# [WTF] Dobok collar colours



## nuhash (Apr 15, 2011)

I want to buy a new dobok for competitions and I was wondering about the collar colour and how it will affect me when entering competitions

I understand that black collars are for black tag upwards but is it acceptable for a coloured belt to wear a black collared dobok? 

And just to be specific, will the BTCB (British Taekwondo Control Board) disqualify me on the grounds that i am wearing a black collared dobok when i am blatantly a blue belt?


----------



## hungryninja (Apr 15, 2011)

Color belts are not allowed to wear the black v-collar.



nuhash said:


> I want to buy a new dobok for competitions and I was wondering about the collar colour and how it will affect me when entering competitions
> 
> I understand that black collars are for black tag upwards but is it acceptable for a coloured belt to wear a black collared dobok?
> 
> And just to be specific, will the BTCB (British Taekwondo Control Board) disqualify me on the grounds that i am wearing a black collared dobok when i am blatantly a blue belt?


----------



## terryl965 (Apr 15, 2011)

No where is a black collar allowed except for BB


----------



## Manny (Apr 15, 2011)

Now let me ask, why we have to have the collar the same color than the belt, it's a mess change the color of the collar everitime a student go from one belt to another, is this fasion or mode?

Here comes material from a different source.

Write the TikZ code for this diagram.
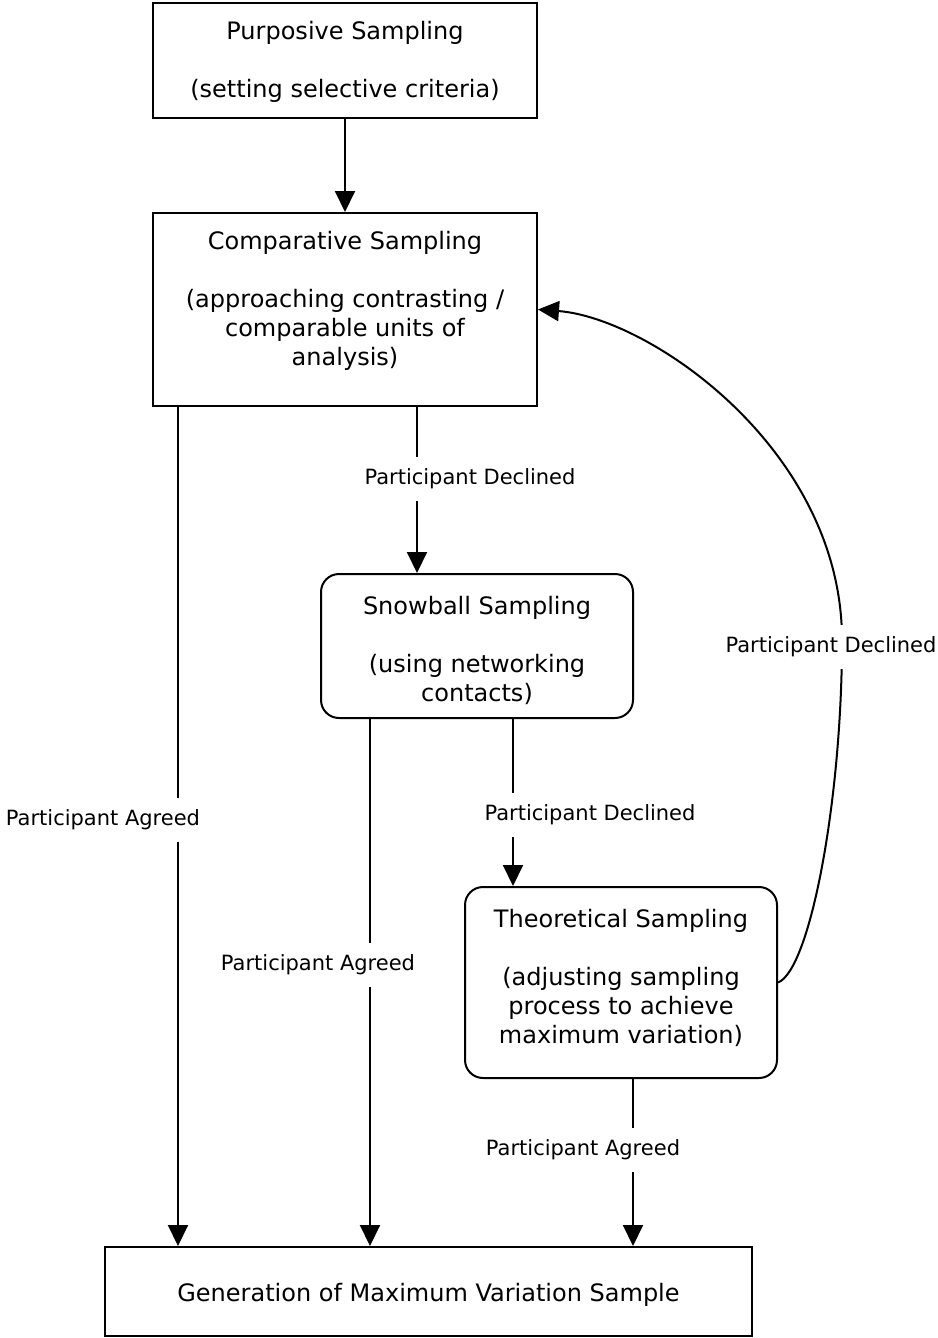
\documentclass[tikz,border=0pt]{standalone}
\usepackage{fontspec}
\setmainfont{DejaVu Sans}
\usetikzlibrary{arrows.meta}

\tikzset{
  box/.style={draw, line width=1.5pt, rectangle, inner sep=0pt},
  roundbox/.style={box, rounded corners=13.5pt},
  boxtext/.style={inner sep=0pt, align=center,
    font=\fontsize{18pt}{21.75pt}\selectfont},
  conn/.style={line width=1.5pt, -{Triangle[width=15pt,length=15.75pt]}},
  flowlabel/.style={fill=white, inner xsep=1pt, inner ysep=0pt,
    minimum height=33pt, font=\fontsize{15.75pt}{19pt}\selectfont}
}

\begin{document}
\begin{tikzpicture}[x=0.75pt, y=-0.75pt]
\useasboundingbox (0,0) rectangle (938,1338);

% boxes
\node[box, minimum width=288pt, minimum height=86.25pt] (purp) at (345,60.5) {};
\node[box, minimum width=288pt, minimum height=144.75pt] (comp) at (345,309.5) {};
\node[roundbox, minimum width=234pt, minimum height=108pt] (snow) at (477,646) {};
\node[roundbox, minimum width=234pt, minimum height=143.25pt] (theo) at (621,982.5) {};
\node[box, minimum width=485.25pt, minimum height=66.75pt] (gen) at (428.5,1291.5) {};

% box texts
\node[boxtext, below=14.25pt] (purp-t) at (purp.north)
  {Purposive Sampling\\[21.75pt](setting selective criteria)};
\node[boxtext, below=14.25pt] (comp-t) at (comp.north)
  {Comparative Sampling\\[21.75pt](approaching contrasting /\\comparable units of\\analysis)};
\node[boxtext, below=17.25pt] (snow-t) at (snow.north)
  {Snowball Sampling\\[21.75pt](using networking\\contacts)};
\node[boxtext, below=17.25pt] (theo-t) at (theo.north)
  {Theoretical Sampling\\[21.75pt](adjusting sampling\\process to achieve\\maximum variation)};
\node[boxtext] (gen-t) at ([yshift=-2.25pt]gen.center)
  {Generation of Maximum Variation Sample};

% connectors
\draw[conn] (purp) -- (comp);
\draw[conn] ([xshift=54pt]comp.south) -- ([xshift=54pt]comp.south |- snow.north);
\draw[conn] ([xshift=-125.25pt]comp.south) -- ([xshift=-125.25pt]comp.south |- gen.north);
\draw[conn] ([xshift=-80.25pt]snow.south) -- ([xshift=-80.25pt]snow.south |- gen.north);
\draw[conn] ([xshift=27pt]snow.south) -- ([xshift=27pt]snow.south |- theo.north);
\draw[conn] ([xshift=9pt]theo.south) -- ([xshift=9pt]theo.south |- gen.north);

% feedback loop back to comparative sampling
\coordinate (loopmid) at (842,640);
\draw[conn] (theo.east) .. controls (810,970) and (842,800) .. (loopmid)
  .. controls (842,450) and (650,318) .. (comp.east);

% connector labels
\node[flowlabel] (l-cs) at (470,478.5) {Participant Declined};
\node[flowlabel] (l-cg) at (103,820) {Participant Agreed};
\node[flowlabel] (l-sg) at (318,965) {Participant Agreed};
\node[flowlabel] (l-st) at (590,815) {Participant Declined};
\node[flowlabel] (l-tg) at (583,1150) {Participant Agreed};
\node[flowlabel] (l-tc) at (831,646.5) {Participant Declined};
\end{tikzpicture}
\end{document}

The black collar on a black belt makes some sence but for the rest of the colored belts is messi as I wrote above.

Who makes mandatory this collar colored, why and since when?

manny


----------



## andyjeffries (Apr 15, 2011)

Manny said:


> Now let me ask, why we have to have the collar the same color than the belt, it's a mess change the color of the collar everitime a student go from one belt to another, is this fasion or mode?
> 
> The black collar on a black belt makes some sence but for the rest of the colored belts is messi as I wrote above.
> 
> ...



It's only a black or white collar, so it only changes once not on every belt.


----------



## andyjeffries (Apr 15, 2011)

nuhash said:


> I understand that black collars are for black tag upwards but is it acceptable for a coloured belt to wear a black collared dobok?
> 
> And just to be specific, will the BTCB (British Taekwondo Control Board) disqualify me on the grounds that i am wearing a black collared dobok when i am blatantly a blue belt?

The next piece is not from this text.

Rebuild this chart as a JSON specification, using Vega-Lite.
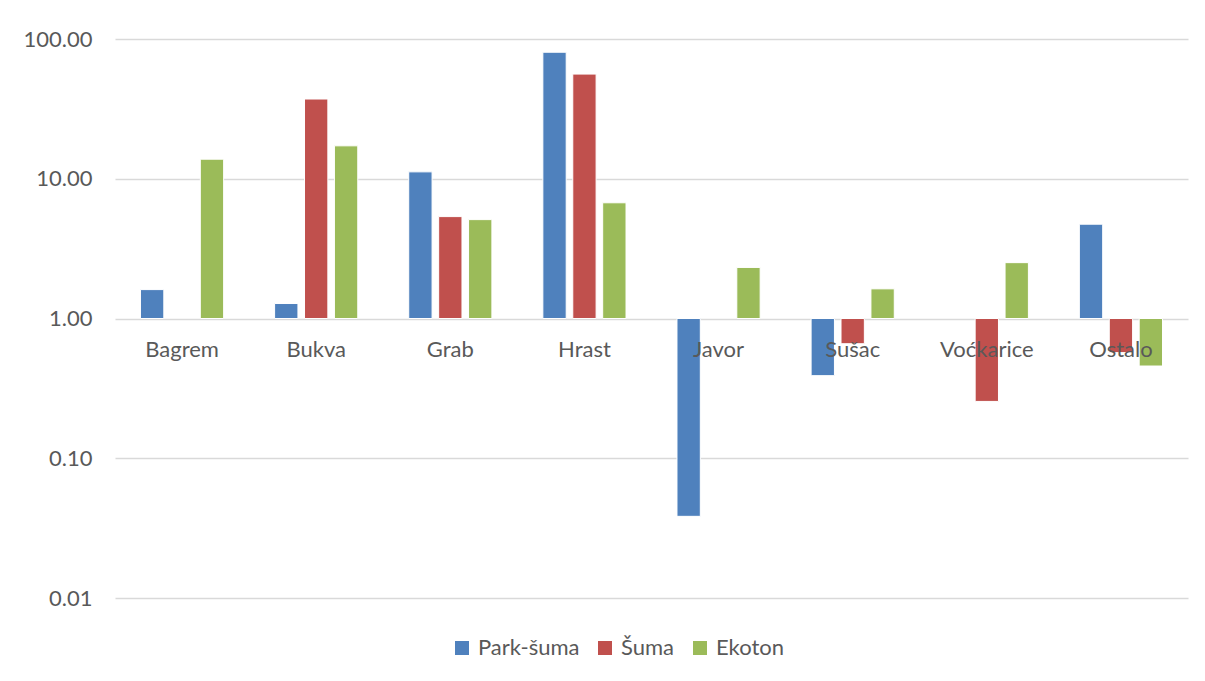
{
  "$schema": "https://vega.github.io/schema/vega-lite/v6.json",
  "autosize": "none",
  "width": 1073,
  "height": 559,
  "padding": {"left": 115, "top": 39, "right": 17, "bottom": 83},
  "background": "white",
  "config": {
    "view": {"stroke": null},
    "font": "Lato",
    "text": {"font": "Lato"}
  },
  "datasets": {
    "bars": [
      {"vrsta": "Bagrem", "stanište": "Park-šuma", "vrijednost": 1.61},
      {"vrsta": "Bagrem", "stanište": "Ekoton", "vrijednost": 13.8},
      {"vrsta": "Bukva", "stanište": "Park-šuma", "vrijednost": 1.28},
      {"vrsta": "Bukva", "stanište": "Šuma", "vrijednost": 37.2},
      {"vrsta": "Bukva", "stanište": "Ekoton", "vrijednost": 17.2},
      {"vrsta": "Grab", "stanište": "Park-šuma", "vrijednost": 11.2},
      {"vrsta": "Grab", "stanište": "Šuma", "vrijednost": 5.36},
      {"vrsta": "Grab", "stanište": "Ekoton", "vrijednost": 5.1},
      {"vrsta": "Hrast", "stanište": "Park-šuma", "vrijednost": 80.4},
      {"vrsta": "Hrast", "stanište": "Šuma", "vrijednost": 56.1},
      {"vrsta": "Hrast", "stanište": "Ekoton", "vrijednost": 6.73},
      {"vrsta": "Javor", "stanište": "Park-šuma", "vrijednost": 0.0384},
      {"vrsta": "Javor", "stanište": "Ekoton", "vrijednost": 2.32},
      {"vrsta": "Sušac", "stanište": "Park-šuma", "vrijednost": 0.39},
      {"vrsta": "Sušac", "stanište": "Šuma", "vrijednost": 0.66},
      {"vrsta": "Sušac", "stanište": "Ekoton", "vrijednost": 1.63},
      {"vrsta": "Voćkarice", "stanište": "Šuma", "vrijednost": 0.255},
      {"vrsta": "Voćkarice", "stanište": "Ekoton", "vrijednost": 2.51},
      {"vrsta": "Ostalo", "stanište": "Park-šuma", "vrijednost": 4.73},
      {"vrsta": "Ostalo", "stanište": "Šuma", "vrijednost": 0.57},
      {"vrsta": "Ostalo", "stanište": "Ekoton", "vrijednost": 0.457}
    ],
    "cats": [
      {"vrsta": "Bagrem"}, {"vrsta": "Bukva"}, {"vrsta": "Grab"}, {"vrsta": "Hrast"},
      {"vrsta": "Javor"}, {"vrsta": "Sušac"}, {"vrsta": "Voćkarice"}, {"vrsta": "Ostalo"}
    ]
  },
  "layer": [
    {
      "data": {"name": "bars"},
      "mark": {"type": "bar", "stroke": "white", "strokeWidth": 1},
      "encoding": {
        "x": {
          "field": "vrsta", "type": "nominal",
          "sort": ["Bagrem", "Bukva", "Grab", "Hrast", "Javor", "Sušac", "Voćkarice", "Ostalo"],
          "scale": {"paddingInner": 0.38, "paddingOuter": 0.19},
          "axis": null
        },
        "xOffset": {
          "field": "stanište", "type": "nominal",
          "sort": ["Park-šuma", "Šuma", "Ekoton"],
          "scale": {"paddingInner": 0.22, "paddingOuter": 0}
        },
        "y": {
          "field": "vrijednost", "type": "quantitative",
          "scale": {"type": "log", "domain": [0.01, 100], "nice": false},
          "axis": {
            "title": null,
            "values": [0.01, 0.1, 1, 10, 100],
            "format": ".2f",
            "domain": false,
            "ticks": false,
            "labelPadding": 23,
            "labelFontSize": 22,
            "labelColor": "#595959",
            "labelFont": "Lato",
            "gridColor": "#d9d9d9",
            "gridWidth": 1.3
          }
        },
        "y2": {"datum": 1},
        "color": {
          "field": "stanište", "type": "nominal",
          "sort": ["Park-šuma", "Šuma", "Ekoton"],
          "scale": {"domain": ["Park-šuma", "Šuma", "Ekoton"], "range": ["#4f81bd", "#c0504d", "#9bbb59"]},
          "legend": {
            "title": null,
            "orient": "none",
            "legendX": 336,
            "legendY": 598,
            "direction": "horizontal",
            "symbolType": "square",
            "symbolSize": 196,
            "symbolStrokeWidth": 0,
            "labelFontSize": 22,
            "labelFont": "Lato",
            "labelColor": "#595959",
            "labelOffset": 5,
            "columnPadding": 14,
            "padding": 0
          }
        }
      }
    },
    {
      "data": {"name": "cats"},
      "mark": {"type": "text", "fontSize": 22, "color": "#595959", "baseline": "alphabetic", "dy": 38, "font": "Lato"},
      "encoding": {
        "x": {
          "field": "vrsta", "type": "nominal",
          "sort": ["Bagrem", "Bukva", "Grab", "Hrast", "Javor", "Sušac", "Voćkarice", "Ostalo"]
        },
        "y": {"datum": 1},
        "text": {"field": "vrsta"}
      }
    }
  ]
}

I found this that says black collar is for dan grades only.

I don't know where you got black tags from, people are told (I believe) at the compulsory technical seminars before BTCB dan gradings that 1st kup must wear white collar.


----------



## granfire (Apr 15, 2011)

if in doubt, go white.

You will have a LONG time to wear the black collar! 

and ask your instructor.


----------



## nuhash (Apr 15, 2011)

thing is, there are a few red belts at a BTCB club that wear the black collared dobok but i dont know if they have ever competed in major competitions so its a bit confusing 

the reason i said black tag was because the BTCB seems to consider black tag as a non-coloured belt


----------



## masterchase (Apr 15, 2011)

Do many of you use Poome collars?


----------



## puunui (Apr 18, 2011)

I didn't think they made poom collars anymore. Most schools I know use black belts and black collars for their poom holders, not poom belts. Some schools use the poom belt as a bo dan belt, for adults and children.


----------



## IcemanSK (Apr 18, 2011)

You can still even get Adidas poom collar dobok from Sang Moo Sa.


----------



## StagTown (May 22, 2011)

Poom suits are for junior blackbelts (under 16) but most clubs wave this, black collars are for black belts and in the btcb it is looked on as disrespectful to wear one if youve not dan graded.......iv still a few white collared suits in good order and I wear them often with my blackbelt I dont mind not wearing that either, its how you train or how you perform in a compitition that counts not the suit your wearing.


bests stagtown


----------



## msmitht (May 22, 2011)

StagTown said:


> Poom suits are for junior blackbelts (under 16) but most clubs wave this, black collars are for black belts and in the btcb it is looked on as disrespectful to wear one if youve not dan graded.......iv still a few white collared suits in good order and I wear them often with my blackbelt I dont mind not wearing that either, its how you train or how you perform in a compitition that counts not the suit your wearing.
> 
> 
> bests stagtown



Poom is for jrs under 15. Once you are 15 you are considered a dan unless you are going the 4th poom route.
Only black belts wear black collars. Colored colars are for moo duk kwan and tang soo do.


----------



## andyjeffries (May 22, 2011)

StagTown said:


> in the btcb it is looked on as disrespectful to wear one if youve not dan graded.......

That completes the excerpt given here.